REQUIREMENTS:
Look at the data below and print exactly the lines from its first line through the line with "0.7222, 0.8333, 0.9444];"; the pictures stay out of the copy.

INFORMATION PROVIDED:
-----

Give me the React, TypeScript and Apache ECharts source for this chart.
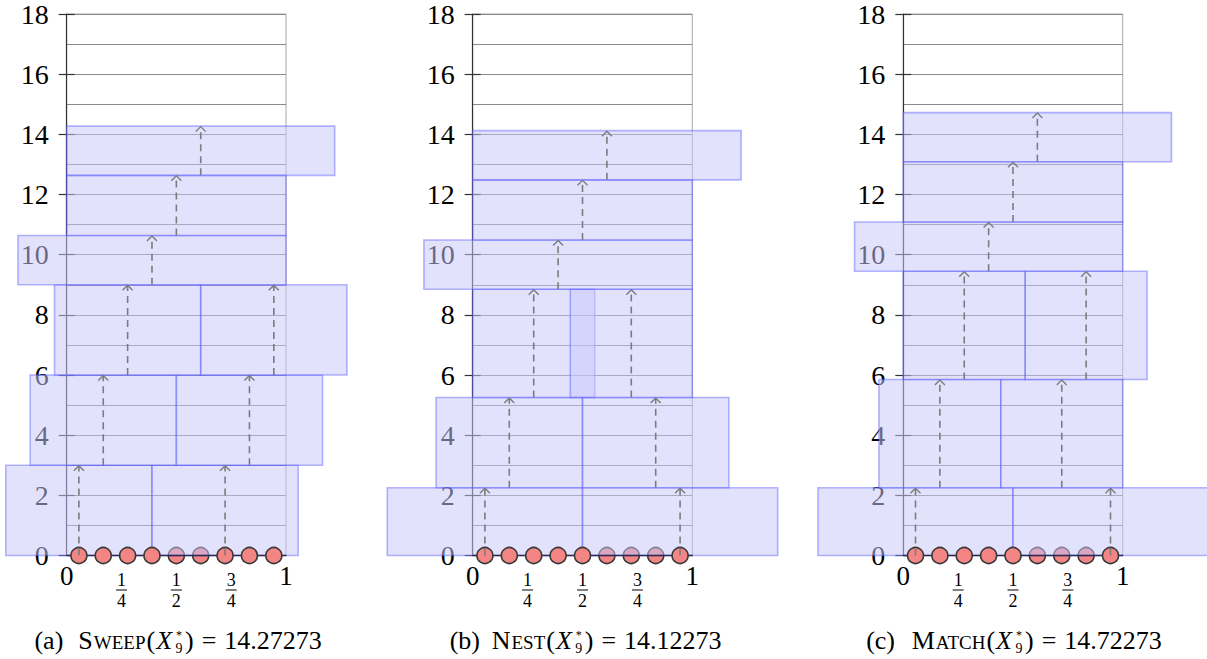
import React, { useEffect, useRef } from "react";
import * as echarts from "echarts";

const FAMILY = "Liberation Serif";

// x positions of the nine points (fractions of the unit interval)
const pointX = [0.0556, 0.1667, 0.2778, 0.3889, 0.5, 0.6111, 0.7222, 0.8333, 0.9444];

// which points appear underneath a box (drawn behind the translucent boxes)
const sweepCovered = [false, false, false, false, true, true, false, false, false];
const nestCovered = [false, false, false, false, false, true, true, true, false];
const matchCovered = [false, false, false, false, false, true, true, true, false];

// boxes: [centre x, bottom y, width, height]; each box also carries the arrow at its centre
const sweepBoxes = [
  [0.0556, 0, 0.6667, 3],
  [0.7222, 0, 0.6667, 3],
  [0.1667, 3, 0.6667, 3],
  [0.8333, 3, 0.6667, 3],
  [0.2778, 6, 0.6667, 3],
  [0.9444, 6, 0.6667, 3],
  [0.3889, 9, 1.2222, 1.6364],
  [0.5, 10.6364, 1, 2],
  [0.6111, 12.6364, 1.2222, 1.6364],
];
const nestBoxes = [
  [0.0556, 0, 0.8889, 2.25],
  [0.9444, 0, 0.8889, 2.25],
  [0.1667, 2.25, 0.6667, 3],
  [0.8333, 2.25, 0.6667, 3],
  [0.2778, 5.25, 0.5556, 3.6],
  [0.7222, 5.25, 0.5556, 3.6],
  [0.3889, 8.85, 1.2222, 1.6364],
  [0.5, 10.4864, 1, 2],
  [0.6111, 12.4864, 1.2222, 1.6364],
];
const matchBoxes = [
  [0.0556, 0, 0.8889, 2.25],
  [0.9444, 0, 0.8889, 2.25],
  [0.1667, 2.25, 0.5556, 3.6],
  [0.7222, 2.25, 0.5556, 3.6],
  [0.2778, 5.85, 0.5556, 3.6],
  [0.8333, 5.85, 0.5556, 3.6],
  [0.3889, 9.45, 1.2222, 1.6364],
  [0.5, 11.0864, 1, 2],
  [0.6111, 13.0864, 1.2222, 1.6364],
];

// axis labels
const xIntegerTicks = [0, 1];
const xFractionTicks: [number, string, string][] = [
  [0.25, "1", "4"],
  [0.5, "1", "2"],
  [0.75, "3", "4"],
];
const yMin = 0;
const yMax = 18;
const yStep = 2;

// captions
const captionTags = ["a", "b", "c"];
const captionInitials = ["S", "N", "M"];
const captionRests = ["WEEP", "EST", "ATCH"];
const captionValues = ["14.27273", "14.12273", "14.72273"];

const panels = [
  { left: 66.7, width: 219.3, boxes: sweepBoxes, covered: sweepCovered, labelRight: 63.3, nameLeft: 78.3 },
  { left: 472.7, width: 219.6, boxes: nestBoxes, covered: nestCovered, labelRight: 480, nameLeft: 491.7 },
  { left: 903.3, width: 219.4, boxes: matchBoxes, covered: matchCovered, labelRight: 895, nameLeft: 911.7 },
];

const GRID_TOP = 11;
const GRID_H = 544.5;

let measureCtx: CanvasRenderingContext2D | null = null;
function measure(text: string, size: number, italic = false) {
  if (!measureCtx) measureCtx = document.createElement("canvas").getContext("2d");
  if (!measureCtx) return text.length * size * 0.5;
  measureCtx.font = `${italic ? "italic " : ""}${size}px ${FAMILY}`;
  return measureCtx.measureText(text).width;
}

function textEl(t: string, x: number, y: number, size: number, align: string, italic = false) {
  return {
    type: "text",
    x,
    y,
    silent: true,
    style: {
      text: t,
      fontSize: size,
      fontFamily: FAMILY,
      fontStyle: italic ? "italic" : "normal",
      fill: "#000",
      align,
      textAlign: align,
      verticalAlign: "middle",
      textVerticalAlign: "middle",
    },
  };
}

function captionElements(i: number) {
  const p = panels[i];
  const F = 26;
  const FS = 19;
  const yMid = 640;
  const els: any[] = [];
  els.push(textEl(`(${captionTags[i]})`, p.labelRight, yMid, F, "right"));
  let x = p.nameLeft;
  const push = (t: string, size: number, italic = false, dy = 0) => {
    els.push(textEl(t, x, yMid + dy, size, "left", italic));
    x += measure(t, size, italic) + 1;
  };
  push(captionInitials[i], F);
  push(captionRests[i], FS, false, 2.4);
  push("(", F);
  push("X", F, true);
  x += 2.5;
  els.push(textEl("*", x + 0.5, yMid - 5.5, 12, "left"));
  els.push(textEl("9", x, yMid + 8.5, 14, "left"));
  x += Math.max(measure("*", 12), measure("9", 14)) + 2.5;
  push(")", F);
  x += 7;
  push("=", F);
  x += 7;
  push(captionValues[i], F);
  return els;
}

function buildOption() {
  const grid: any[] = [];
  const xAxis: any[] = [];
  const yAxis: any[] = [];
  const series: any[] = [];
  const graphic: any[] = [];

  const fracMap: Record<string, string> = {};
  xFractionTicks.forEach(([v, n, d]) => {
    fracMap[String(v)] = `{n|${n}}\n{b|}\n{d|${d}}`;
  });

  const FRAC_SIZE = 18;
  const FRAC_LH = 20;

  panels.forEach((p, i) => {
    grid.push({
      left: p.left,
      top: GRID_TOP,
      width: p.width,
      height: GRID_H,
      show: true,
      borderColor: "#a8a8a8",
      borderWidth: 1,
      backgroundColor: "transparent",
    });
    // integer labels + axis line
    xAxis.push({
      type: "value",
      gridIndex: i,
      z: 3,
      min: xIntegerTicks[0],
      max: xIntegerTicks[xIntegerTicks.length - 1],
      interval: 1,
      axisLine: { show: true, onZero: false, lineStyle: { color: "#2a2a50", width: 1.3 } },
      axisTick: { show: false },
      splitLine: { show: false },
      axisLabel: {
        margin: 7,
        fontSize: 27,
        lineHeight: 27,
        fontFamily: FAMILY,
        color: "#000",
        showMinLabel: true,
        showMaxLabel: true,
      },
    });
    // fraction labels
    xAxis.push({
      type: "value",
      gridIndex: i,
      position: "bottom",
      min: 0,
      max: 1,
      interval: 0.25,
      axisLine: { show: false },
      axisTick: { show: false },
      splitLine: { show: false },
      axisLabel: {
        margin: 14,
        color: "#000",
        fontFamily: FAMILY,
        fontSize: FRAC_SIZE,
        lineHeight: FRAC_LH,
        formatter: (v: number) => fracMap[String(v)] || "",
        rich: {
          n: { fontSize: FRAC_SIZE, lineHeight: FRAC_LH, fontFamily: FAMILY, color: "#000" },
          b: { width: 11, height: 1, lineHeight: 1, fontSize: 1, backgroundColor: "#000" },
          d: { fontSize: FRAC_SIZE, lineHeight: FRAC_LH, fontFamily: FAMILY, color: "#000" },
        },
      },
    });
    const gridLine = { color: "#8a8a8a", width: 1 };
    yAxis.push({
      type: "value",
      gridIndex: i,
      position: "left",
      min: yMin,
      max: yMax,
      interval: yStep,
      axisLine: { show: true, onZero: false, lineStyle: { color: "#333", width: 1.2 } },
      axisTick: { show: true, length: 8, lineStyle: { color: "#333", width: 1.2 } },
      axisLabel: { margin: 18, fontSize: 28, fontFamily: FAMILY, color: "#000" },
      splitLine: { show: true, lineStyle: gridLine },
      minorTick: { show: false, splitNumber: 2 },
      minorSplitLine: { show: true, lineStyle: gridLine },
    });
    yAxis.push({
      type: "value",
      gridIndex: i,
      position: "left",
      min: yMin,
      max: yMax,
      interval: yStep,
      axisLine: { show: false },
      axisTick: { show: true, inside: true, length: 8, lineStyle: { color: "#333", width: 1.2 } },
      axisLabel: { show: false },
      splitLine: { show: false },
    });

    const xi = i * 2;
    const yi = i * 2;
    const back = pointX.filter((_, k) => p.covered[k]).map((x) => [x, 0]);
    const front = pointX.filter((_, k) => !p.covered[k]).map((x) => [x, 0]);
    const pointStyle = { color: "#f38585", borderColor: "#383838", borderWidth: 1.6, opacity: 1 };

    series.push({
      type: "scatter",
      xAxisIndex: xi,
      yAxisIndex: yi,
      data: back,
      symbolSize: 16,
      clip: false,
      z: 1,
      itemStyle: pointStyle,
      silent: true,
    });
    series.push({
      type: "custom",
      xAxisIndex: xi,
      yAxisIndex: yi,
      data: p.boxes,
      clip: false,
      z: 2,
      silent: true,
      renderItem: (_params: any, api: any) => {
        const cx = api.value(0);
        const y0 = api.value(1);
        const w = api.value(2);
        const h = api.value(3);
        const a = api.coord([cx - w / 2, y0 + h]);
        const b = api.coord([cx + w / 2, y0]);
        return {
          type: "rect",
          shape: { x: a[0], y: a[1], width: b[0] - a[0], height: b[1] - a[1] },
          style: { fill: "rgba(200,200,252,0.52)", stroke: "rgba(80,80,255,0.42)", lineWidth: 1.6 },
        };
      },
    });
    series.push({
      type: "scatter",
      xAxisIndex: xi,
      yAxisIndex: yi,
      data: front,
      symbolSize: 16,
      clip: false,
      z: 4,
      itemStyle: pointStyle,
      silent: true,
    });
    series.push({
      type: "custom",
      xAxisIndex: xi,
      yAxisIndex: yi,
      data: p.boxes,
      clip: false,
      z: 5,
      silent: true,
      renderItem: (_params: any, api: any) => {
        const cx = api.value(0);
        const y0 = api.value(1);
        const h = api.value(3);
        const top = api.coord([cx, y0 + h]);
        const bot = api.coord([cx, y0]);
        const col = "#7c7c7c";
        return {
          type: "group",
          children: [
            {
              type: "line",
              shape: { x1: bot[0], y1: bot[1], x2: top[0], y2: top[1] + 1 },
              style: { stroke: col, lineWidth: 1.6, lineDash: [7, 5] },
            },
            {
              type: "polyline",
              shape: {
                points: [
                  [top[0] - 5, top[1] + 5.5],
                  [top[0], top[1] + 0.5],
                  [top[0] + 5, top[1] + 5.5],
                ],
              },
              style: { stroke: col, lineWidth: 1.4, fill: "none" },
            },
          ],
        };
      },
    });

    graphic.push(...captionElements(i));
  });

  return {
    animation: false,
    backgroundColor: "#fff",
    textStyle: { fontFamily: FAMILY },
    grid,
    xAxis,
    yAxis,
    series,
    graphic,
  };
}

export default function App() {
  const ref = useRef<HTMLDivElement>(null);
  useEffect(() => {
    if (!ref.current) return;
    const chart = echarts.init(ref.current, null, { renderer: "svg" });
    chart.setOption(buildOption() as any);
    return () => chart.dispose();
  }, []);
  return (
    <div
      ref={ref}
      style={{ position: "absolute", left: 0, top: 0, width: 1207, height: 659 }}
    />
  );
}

-----

OUTPUT OF THE TASK:
Give me the React, TypeScript and Apache ECharts source for this chart.
import React, { useEffect, useRef } from "react";
import * as echarts from "echarts";

const FAMILY = "Liberation Serif";

// x positions of the nine points (fractions of the unit interval)
const pointX = [0.0556, 0.1667, 0.2778, 0.3889, 0.5, 0.6111, 0.7222, 0.8333, 0.9444];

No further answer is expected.